HAFTALIK yazı yazmam nedeniyle yeni yılınızı, 2021 yılının beşinci gününde, beş gün gecikmeyle kutlamak durumunda kaldım.

İnsan ayrımı yapmadan; bu benden, bu köylüm, bu hemşehrim demeden, ister yazımı okusun, ister okumasın; ister sevsin beni, ister sevmesin, herkesin yeni yılı kutlu, mutlu olsun. 

Değerli insanlar, hatırlamak istemeyeceğimiz kötülükte bir yılı geride bıraktık. İstemeden hatırladığımızda da gözlerimizde yaş, yüreğimizde sızı olacak 2020. Hayatımızı alt üst ederek sevdiklerimizi bizden koparan, cenazesini bile uğurlama fırsatı vermeyen, kollarımızı boş bırakan, yüreğimizi buran, ağzımıza maskeyi, gözümüze yaşı yapıştıran yılı nasıl iyi hatırlayabiliriz ki?

Sarılamadığımız, kucaklayamadığımız, yüreğimizi karşımızdakine akıtamadığımız, öpemediğimiz, dokunamadığımız koca bir yıl nasıl da ziyan oldu değil mi? Nasıl da ömrümüzün hanesinden 365 günü acımasızca silip süpürdü 2020.

Sınır boylarımızda Mehmetçiğimiz, Covid-19 virüsünden insanları kurtarmak uğruna sağlık çalışanlarımız şehit oldu. Göğümüz bildiğimiz yaşamdan, yıldız gibi kayıp geçtiler birer birer. Kadınlarımız, canice işlenmiş cinayete kurban oldular. Dövüldüler, sövüldüler, taciz edildiler, olmadı tecavüz edildiler, yakıldılar ve utanç alevimiz oldular. 2020 yılı, dünyanın bile yüzü suyu hürmetine döndüğü çocukları, yaşamdan koparıp bir odanın içine, laptopun ekranına kilitledi. Dünyanın anahtarını virüsün eline veren 2020, en zalim yıl oldu.

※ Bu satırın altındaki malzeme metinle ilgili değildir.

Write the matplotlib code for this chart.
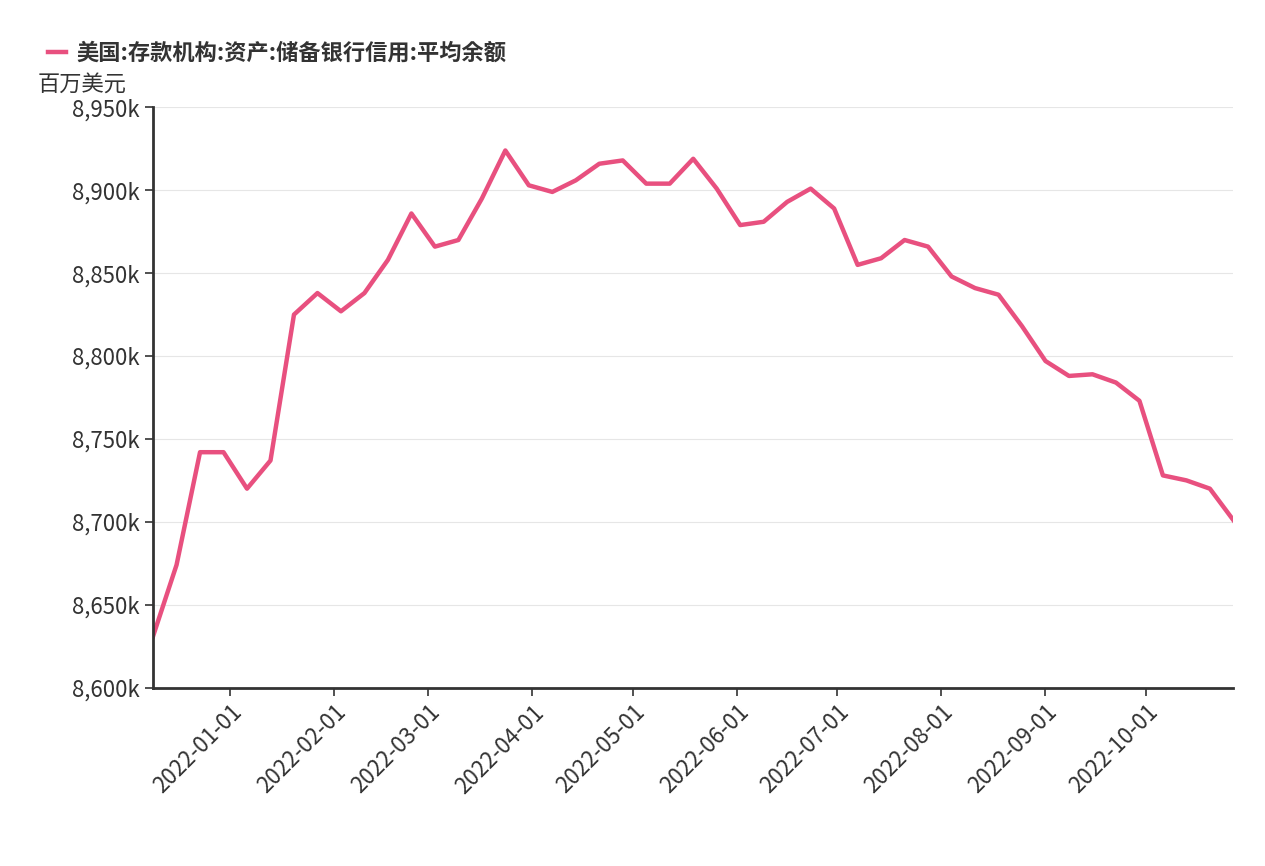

2021’in ilk günlerinde; asgari ücretin sefalet ücreti olduğunu, asgari ücretle birlikte gelen köprü, su, elektrik zamları, asgari ücret arttı deyip iğneden ipliğe, pazardan manava, markete, her şeye yeni etiket hazırlama fırsatçılığının devam ettiğini görüyoruz.  İşte bu yüzden ardımızda bıraktığımız yıldan farklı, güzel şeyler yaşayacağımıza dair umutlarımız yara alıyor.

Maalesef devam eden Covid-19, Çin aşısı yola çıktı muhabbetleri, yok daha gelmedi konuşmaları, umut veren geldi geliyor kandırmacaları, gelirse kimler aşı olacak soruları ile yaşamaya devam ediyoruz. Gelecek aşıya umut bağlayan insanlar -gazeteci, şarkıcı, manken- bazı isimlerin canlı yayında getirilen aşıları olmalarını izliyor. “Neden herkesten önce onlar aşı olabiliyor?” sorusuna "Onlar gönüllü." cevabını alıyor.  83 milyonluk ülkemizde kaç kişiye "Aşı gönüllüsü olur musun?" diye soruldu da gönüllülerin onlar olduğuna karar verildi? Halka sorulmaması, 2020 ile 2021 değişiminin sadece 0 ile 1’in yer değiştirmesinden ibaret olduğunu gösteriyor.

Kısaca 2021’in şu geçen beş gününe bakacak olursak eğer; yüzümüzü güldürecek, acılarımızı, korkumuzu giderecek bir gelişme olmadığını görüyoruz ama yine de umutlarımızı diri tutmaya çalışıyoruz.

Her şeye rağmen sevgi, güven, dayanışma, paylaşma, iyi niyet tohumlarımızı bu yıla bolca ekelim. Yeni düşmanların, düşmanlıkların, ayrışmaların, ötekileşmelerin yeşermesine ancak bu şekilde engel olabiliriz değil mi?

Ve en önemlisi de UNESCO'nun 2021 yılını sevgi, barış, hoşgörünün mimarı “Hacı Bektaş Veli Yılı” ilan ettiğini unutmayalım.

Bu yıl sevgimiz, en büyük silahımız olsun.